SNAP Overview

SNAP is a topical datamart. This means, SNAP is designed for business data at the detailed level – ad impressions, general ledger, sales, payables, travel and expense etc in the form of SNAP Qubes, a logical business process centric view with rich metadata on your business data.

SNAP Qubes can run into hundreds of terabytes and still provide lightning fast query response times.

We call them “Qubes” to differentiate from the old OLAP summary Cubes which are pre-aggregated datasets. Unlike old OLAP, SNAP Qubes are rich logical lenses into business data,  backed by a multi-dimensional file format optimized for sub-second queries.

OLAP is a powerful technology that has served complex B.I needs for decades. SNAP Qubes are multi-dimensional like the OLAP cubes with the downside of OLAP pre-aggregation eliminated. Further SNAP Qubes are in-memory data + indexes and are designed to work with modern distributed computing frameworks.

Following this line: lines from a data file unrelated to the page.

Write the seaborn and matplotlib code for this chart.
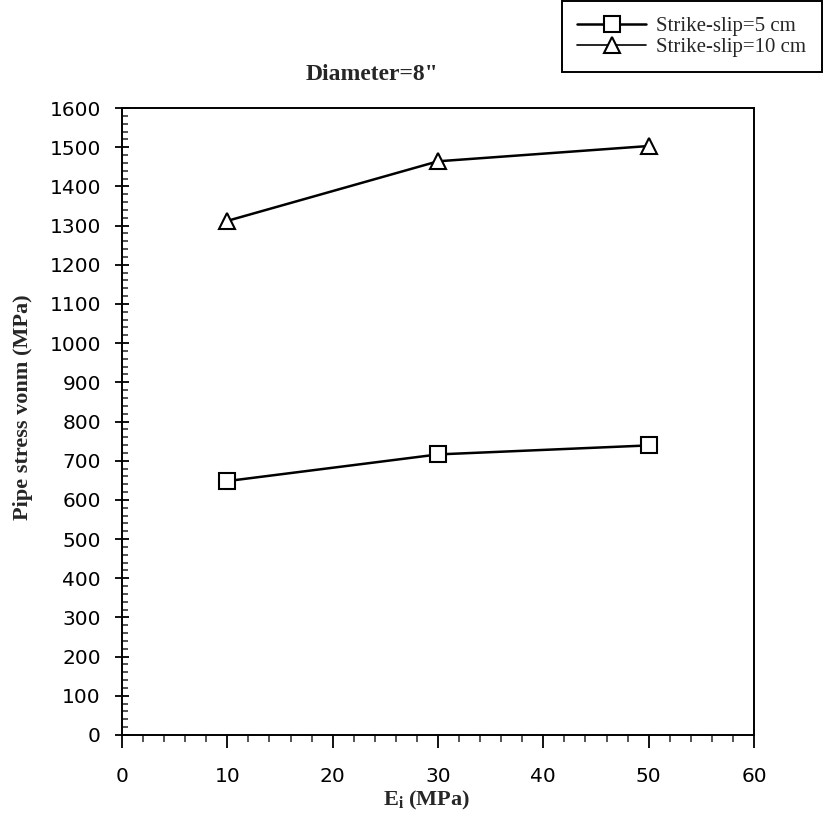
import matplotlib
matplotlib.use("Agg")
import matplotlib.pyplot as plt
from matplotlib.ticker import MultipleLocator
from matplotlib.lines import Line2D
import seaborn as sns
import pandas as pd

# Initial modulus of soil (MPa)
modulus = [10, 30, 50]
# Von Mises pipe stress (MPa) for two fault offsets
stress_5cm = [648, 716, 739]
stress_10cm = [1312, 1464, 1503]
series_names = ["Strike-slip=5 cm", "Strike-slip=10 cm"]

df = pd.DataFrame({
    "E": modulus * 2,
    "stress": stress_5cm + stress_10cm,
    "case": [series_names[0]] * 3 + [series_names[1]] * 3,
})

sns.set_theme(style="ticks")
plt.rcParams["font.family"] = ["DejaVu Sans"]

W, H = 826, 833
fig = plt.figure(figsize=(W / 100, H / 100), dpi=100)
left, right, top, bottom = 122, 754, 108, 735
ax = fig.add_axes([left / W, 1 - bottom / H, (right - left) / W, (bottom - top) / H])

sns.lineplot(
    data=df, x="E", y="stress", style="case", hue="case",
    palette=["black", "black"], markers=["s", "^"], dashes=False,
    markersize=11, markerfacecolor="white", markeredgecolor="black",
    markeredgewidth=1.5, linewidth=1.8, ax=ax, legend=False,
)

ax.set_xlim(0, 60)
ax.set_ylim(0, 1600)
ax.xaxis.set_major_locator(MultipleLocator(10))
ax.xaxis.set_minor_locator(MultipleLocator(2))
ax.yaxis.set_major_locator(MultipleLocator(100))
ax.yaxis.set_minor_locator(MultipleLocator(20))

for s in ax.spines.values():
    s.set_color("black")
    s.set_linewidth(1.4)

ax.tick_params(axis="both", which="major", labelsize=14.5, colors="black", width=1.3)
ax.tick_params(axis="x", which="major", direction="out", length=9.4, pad=14)
ax.tick_params(axis="x", which="minor", direction="out", length=5, width=1.1)
ax.tick_params(axis="y", which="major", direction="inout", length=9.5, pad=10.5)
ax.tick_params(axis="y", which="minor", direction="in", length=4, width=1.1)

serif = ["Liberation Serif", "DejaVu Serif"]
ax.set_xlabel("")
ax.set_ylabel("")
fig.text(427 / W, 1 - 800 / H, r"E$_\mathregular{i}$ (MPa)", ha="center", va="center",
         fontsize=16, fontweight="bold", family=serif)
fig.text(23 / W, 1 - 407 / H, "Pipe stress vonm (MPa)", ha="center", va="center",
         rotation=90, fontsize=16, fontweight="bold", family=serif)
fig.text(372 / W, 1 - 75 / H, 'Diameter=8"', ha="center", va="center",
         fontsize=17, fontweight="bold", family=serif)

handles = [
    Line2D([], [], color="black", lw=1.8, marker="s", markersize=11,
           markerfacecolor="white", markeredgewidth=1.5),
    Line2D([], [], color="black", lw=1.2, marker="^", markersize=11,
           markerfacecolor="white", markeredgewidth=1.5),
]
leg = fig.legend(handles, series_names, loc="upper right",
                 bbox_to_anchor=(822 / W, 1 - 1 / H), frameon=True,
                 fancybox=False, edgecolor="black", framealpha=1,
                 prop={"family": serif, "size": 15}, handlelength=3.3,
                 borderpad=0.75, labelspacing=0.05, handletextpad=0.5,
                 borderaxespad=0)
leg.get_frame().set_linewidth(1.4)

fig.savefig("out.png", dpi=100, facecolor="white")
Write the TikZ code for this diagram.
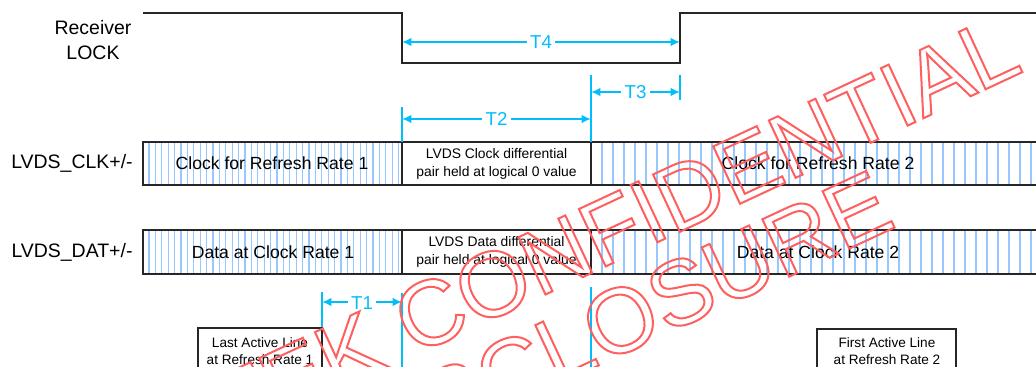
\documentclass[tikz,border=0pt]{standalone}
\usepackage{fontspec}
\setmainfont{Liberation Sans}
\usepackage{tikz}
\usetikzlibrary{arrows.meta,positioning}
\definecolor{dimcyan}{RGB}{0,190,250}
\definecolor{hatchblue}{RGB}{150,200,255}
\definecolor{markred}{RGB}{255,95,95}
\newcommand\outlinetext[1]{\special{pdf:literal direct 1 Tr 1.5 w}#1\special{pdf:literal direct 0 Tr}}

\begin{document}
\begin{tikzpicture}[x=0.75pt,y=-0.75pt,
  wave/.style={line width=1.5pt,draw=black!85},
  frame/.style={line width=1.4pt,draw=black!85},
  hatch/.style={hatchblue,line width=0.8pt},
  dimline/.style={dimcyan,line width=1.4pt},
  dimarrow/.style={dimline,{Latex[length=7pt,width=6.5pt]}-{Latex[length=7pt,width=6.5pt]}},
  tlabel/.style={fill=white,inner sep=2.5pt,font=\fontsize{14}{16}\selectfont},
  siglabel/.style={align=center,font=\fontsize{14.6}{18.75}\selectfont},
  boxtext/.style={font=\fontsize{13.2}{15}\selectfont},
  smalltext/.style={align=center,font=\fontsize{10.4}{13.5}\selectfont},
  notetext/.style={align=center,font=\fontsize{10.2}{12.8}\selectfont},
  watermark/.style={markred,inner sep=0pt,rotate=25,anchor=east,font=\fontsize{69}{75}\selectfont}]
\useasboundingbox (0,0) rectangle (1036,367);
\clip (0,0) rectangle (1036,367);

% Receiver LOCK
\node[siglabel] (lock) at (93,40) {Receiver\\LOCK};
\draw[wave] (143,13) -- (402,13) -- (402,63) -- (680,63) -- (680,13) -- (1040,13);
\coordinate (t4l) at (402,42);
\coordinate (t4r) at (680,42);

% hatched signal rows
\foreach \y/\h in {142/185,230/274} {
  \foreach \x in {149,155.4,...,400} \draw[hatch] (\x,\y) -- (\x,\h);
  \foreach \x in {602,613,...,1034} \draw[hatch] (\x,\y) -- (\x,\h);
  \draw[frame] (143,\y) rectangle (1040,\h);
  \draw[frame] (402,\y) -- (402,\h) (591,\y) -- (591,\h);
}
\node[siglabel] (clk) at (72,163.5) {LVDS\_CLK+/-};
\node[siglabel] (dat) at (72,252) {LVDS\_DAT+/-};
\node[boxtext] (clk1) at (272,163.5) {Clock for Refresh Rate 1};
\node[smalltext] (clk0) at (496.5,163.5) {LVDS Clock differential\\pair held at logical 0 value};
\node[boxtext] (clk2) at (818,163.5) {Clock for Refresh Rate 2};
\node[boxtext] (dat1) at (273,252) {Data at Clock Rate 1};
\node[smalltext] (dat0) at (496.5,252) {LVDS Data differential\\pair held at logical 0 value};
\node[boxtext] (dat2) at (818,252) {Data at Clock Rate 2};

% timing ticks
\coordinate (t2l) at (402,119);
\coordinate (t2r) at (591,119);
\coordinate (t3l) at (591,92);
\coordinate (t3r) at (680,92);
\coordinate (t1l) at (322,302);
\coordinate (t1r) at (402,302);
\draw[dimline] (402,107) -- (402,142);
\draw[dimline] (591,75) -- (591,142);
\draw[dimline] (680,75) -- (680,100);
\draw[dimline] (322,292) -- (322,328);
\draw[dimline] (402,293) -- (402,370);
\draw[dimline] (591,287) -- (591,370);
\draw[dimarrow] (t4l) -- node[tlabel] (t4) {T4} (t4r);
\draw[dimarrow] (t3l) -- node[tlabel] (t3) {T3} (t3r);
\draw[dimarrow] (t2l) -- node[tlabel] (t2) {T2} (t2r);
\draw[dimarrow] (t1l) -- node[tlabel,above=-9pt] (t1) {T1} (t1r);

% active line boxes
\draw[frame,fill=white] (198,328) rectangle (322,400);
\node[notetext] (last) at (260,351) {Last Active Line\\at Refresh Rate 1};
\draw[frame,fill=white] (817,329) rectangle (956,400);
\node[notetext] (first) at (887,351) {First Active Line\\at Refresh Rate 2};

% watermark
\node[watermark] (mark1) at (1012,42) {\outlinetext{MEDIATEK CONFIDENTIAL}};
\node[watermark] (mark2) at (885,197) {\outlinetext{DISCLOSURE}};
\end{tikzpicture}
\end{document}
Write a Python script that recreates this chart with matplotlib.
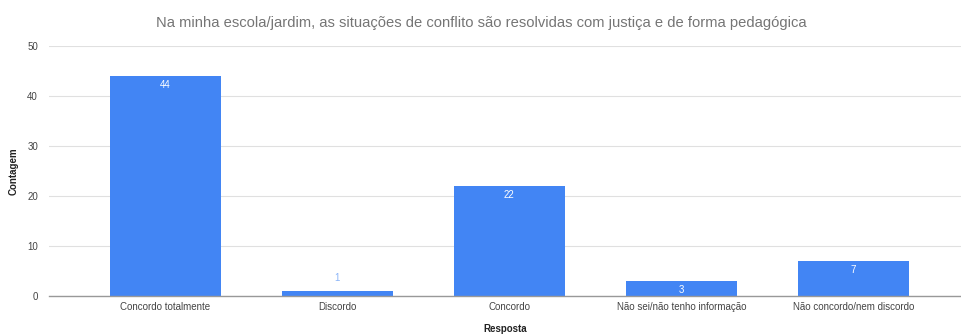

SNAP is “Apache Spark native”. SNAP is deployed on an Apache Spark cluster.

SNAP and SQL Joins/Star Schema

Traditional datawarehouses have Facts and Lookup(Dimension) tables. A typical analysis involves joining multiple tables for an analysis. Joins are expensive. SNAP’s unique architecture allows analysts to express their SQL as joins, but behind the scenes the joins are eliminated.

SNAP’s logical datamart and Qubes include a metadata layer that captures business information about each topic – dimension, metrics, hierarchies and calculations, so they can all be reused across B.I and A.I workloads.


SNAP Pipeline

SNAP runs on Apache Spark. Data from Hadoop/S3/Datawarehouses are ingested into SNAP. SNAP Qubes are logical datasets on a specific topic and represent data for a set of Fact and Lookup Tables. Periodically data for a set of tables is ingested into SNAP using a data pipeline. SNAP can connect to any B.I Visualization tool using JDBC/ODBC. Once data is ingested into SNAP it is exposed in memory to any front end tool.

As new data comes in, the data pipeline can add that data to SNAP as often as every 5 minutes.

SNAP Architecture

SNAP Optimizer

  • An advanced engine and optimizer to take an incoming query and determine the best and most cost effective execution path on the SNAP data.

SNAP Qubes

  • A logical layer capturing business metadata on dimensions, measures/metrics, hierarchies etc.

SNAP Storage/Fileformat

  • An optimized file format designed for fast data retrieval.